A critic like Marjorie Perloff may hold
forth against the workshop poem or the first person lyric, might praise a book
consisting of the transcripts of traffic reports (Kenneth Goldsmith’s ‘traffic’),
but at the end of the day the innovative and the experimental is just as
formulaic and dull as the worst first person lyric. Genuinely “original” work
is still rare as rocking horse droppings and can’t be copied or repeated or
reduced to a formula and taught.
Make it New side steps the question of
quality by establishing a criteria that the writer of Ecclesiastes could have told EP was invalid.
What EP should have said was: Make it good!
Don’t justify the poem by appealing to
movements or fashions.

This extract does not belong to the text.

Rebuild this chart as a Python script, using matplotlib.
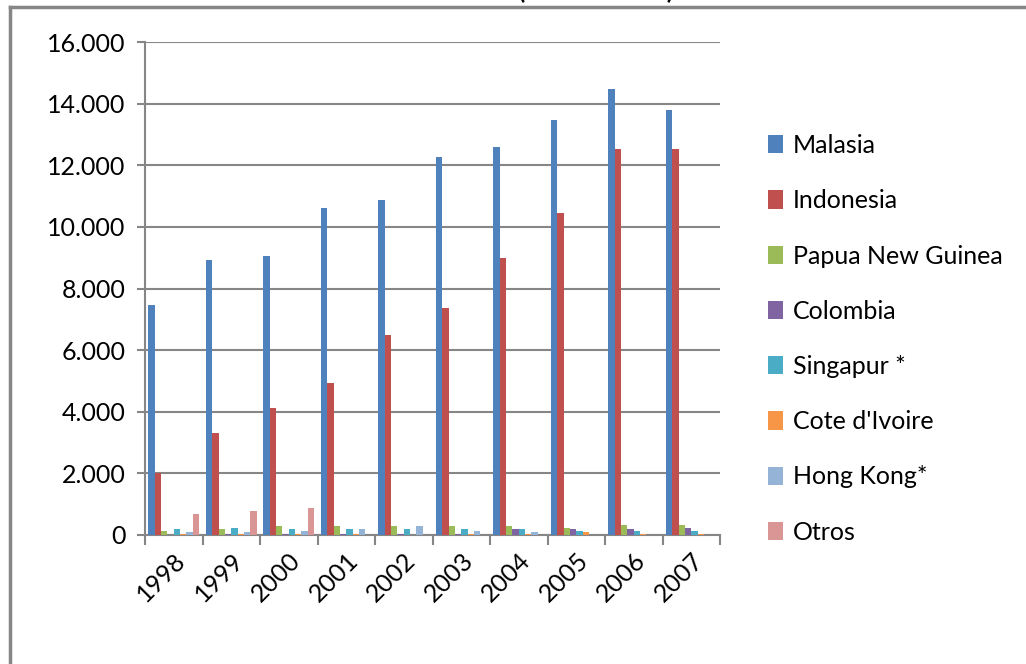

Don’t bore
the reader with your overt conceptualizing: A dead rat with two bunt sticks up its arse is not a searing
indictment of late capitalist heteronormative patriarchal discourse. It’s a
dead rat with two burnt sticks up its arse.
Follow Willie Yeats or BB’s examples, EP should continue: Make it good, make
it something that stands on its own (metaphorical) legs without the
justification of your name or your allegiance, your party credentials or your
ability to trot out the proscribed slogans. (But then he’d be sounding like
Robert Graves and later Bunting).
Make something that will walk abroad in the
daylight and give readers something to value. Otherwise keep your experiments where they belong, in the
file marked “experiments” close to the bin marked ‘rubbish’. And while we’re at it, ban all blurb
writers and critics from using the words innovative, original, daring etc or from
claiming the poet extends, refines or purifies language, unless critic or blurb writer can
demonstrate, conclusively, how the poet does this.